Now that Vivendi Universal has awarded exclusive negotiating rights for the acquisition of its American entertainment assets to NBC and corporate parent General Electric, we find ourselves pausing to admire the steady, disciplined strategy the network used to emerge from a cluttered field of bidders and ultimately gain the upper hand.
There is no assurance NBC will make the deal in the end, because there are still a lot of loose ends. However, we think this is one time the deal does make sense.
TelevisionWeek is no fan of the “bigger is better” approach to media ownership. But NBC-Universal seems to us to be something other than a media giant getting bigger for the sake of getting bigger. This acquisition appears to be a case of a large corporation playing it smart and creating a critical mass of assets that make sense under a single corporate umbrella. This positions the new entity to become a true global powerhouse.

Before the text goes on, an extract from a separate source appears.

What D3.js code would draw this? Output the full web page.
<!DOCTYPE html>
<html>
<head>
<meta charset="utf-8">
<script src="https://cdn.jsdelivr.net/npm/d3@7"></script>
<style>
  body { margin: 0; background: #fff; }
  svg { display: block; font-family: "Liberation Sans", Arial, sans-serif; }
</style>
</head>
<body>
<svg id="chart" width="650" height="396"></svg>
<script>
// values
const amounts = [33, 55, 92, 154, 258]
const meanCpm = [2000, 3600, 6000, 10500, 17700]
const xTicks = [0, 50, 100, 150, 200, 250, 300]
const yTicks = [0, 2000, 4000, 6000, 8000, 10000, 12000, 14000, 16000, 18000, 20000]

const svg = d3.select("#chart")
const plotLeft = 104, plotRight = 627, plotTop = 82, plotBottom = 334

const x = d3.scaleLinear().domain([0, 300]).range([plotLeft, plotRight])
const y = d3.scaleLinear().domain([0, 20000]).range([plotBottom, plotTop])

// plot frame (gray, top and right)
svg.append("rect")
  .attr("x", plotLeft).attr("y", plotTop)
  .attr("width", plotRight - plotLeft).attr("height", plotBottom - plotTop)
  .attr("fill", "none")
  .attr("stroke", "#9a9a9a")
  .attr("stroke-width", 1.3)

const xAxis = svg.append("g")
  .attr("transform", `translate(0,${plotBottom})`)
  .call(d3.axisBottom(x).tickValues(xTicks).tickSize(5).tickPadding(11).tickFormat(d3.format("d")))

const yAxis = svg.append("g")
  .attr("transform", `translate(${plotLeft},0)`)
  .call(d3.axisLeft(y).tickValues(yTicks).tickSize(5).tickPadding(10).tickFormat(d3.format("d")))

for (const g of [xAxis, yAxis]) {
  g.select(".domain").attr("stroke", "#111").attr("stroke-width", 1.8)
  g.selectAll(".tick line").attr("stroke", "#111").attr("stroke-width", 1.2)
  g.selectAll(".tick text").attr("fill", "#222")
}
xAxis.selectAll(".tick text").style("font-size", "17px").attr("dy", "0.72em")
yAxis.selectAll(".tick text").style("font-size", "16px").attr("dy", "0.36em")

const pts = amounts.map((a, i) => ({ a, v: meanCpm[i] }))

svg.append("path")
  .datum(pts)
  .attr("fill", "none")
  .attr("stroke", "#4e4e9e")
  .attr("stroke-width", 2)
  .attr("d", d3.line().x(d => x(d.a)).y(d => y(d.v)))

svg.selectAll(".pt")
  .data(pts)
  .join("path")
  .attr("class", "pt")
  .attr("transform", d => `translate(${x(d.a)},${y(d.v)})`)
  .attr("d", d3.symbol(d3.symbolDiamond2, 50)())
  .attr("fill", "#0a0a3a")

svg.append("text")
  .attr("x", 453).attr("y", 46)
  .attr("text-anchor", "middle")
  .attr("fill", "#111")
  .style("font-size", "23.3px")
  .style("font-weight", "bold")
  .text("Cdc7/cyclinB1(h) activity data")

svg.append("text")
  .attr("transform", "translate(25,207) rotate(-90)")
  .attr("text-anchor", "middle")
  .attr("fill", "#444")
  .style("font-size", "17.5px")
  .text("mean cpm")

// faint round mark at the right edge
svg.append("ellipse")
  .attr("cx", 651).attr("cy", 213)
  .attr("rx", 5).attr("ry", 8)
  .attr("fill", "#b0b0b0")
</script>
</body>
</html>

The acquisition of Universal’s film and TV portfolio and other assets (not including music) will strengthen NBC/GE’s position in a world of increasingly large media firms by giving it, among other things, film and television production studios in Universal that are comparable to those affiliated with network rivals ABC (Disney) and CBS (Paramount). GE and NBC also gain cable channels USA, Sci Fi and Trio, which will fit nicely into the corporate family.
This is not the first time NBC has moved decisively to position itself for future growth. The moves into cable TV with the creation of CNBC and MSNBC and the acquisition of Telemundo are among the reasons NBC is a buyer at this point and not another troubled company looking for a buyer. With the Vivendi acquisition, NBC is redefining itself once again as a more fully integrated operation. The deal addresses one of the few real weaknesses in NBC’s long-term outlook by beefing up the production side, for both English- and Spanish-language programming. Even the entry into the high-risk movie business is manageable when one has strong management, cost controls and multiple markets in which to sell the films well beyond their theatrical runs.
Challenges remain. The investments and tax complications involving Barry Diller, John Malone and the Bronfman family all need to be worked out. However, we predict those will be handled as professionally and with the same kind of fiscal discipline and common sense that have marked the NBC/GE approach so far.
It’s no accident that NBC has been one of the most consistently profitable media concerns in recent years. Company executives, led by Chairman Bob Wright, know what they’re doing. They’re proving it again in the Vivendi Universal situation.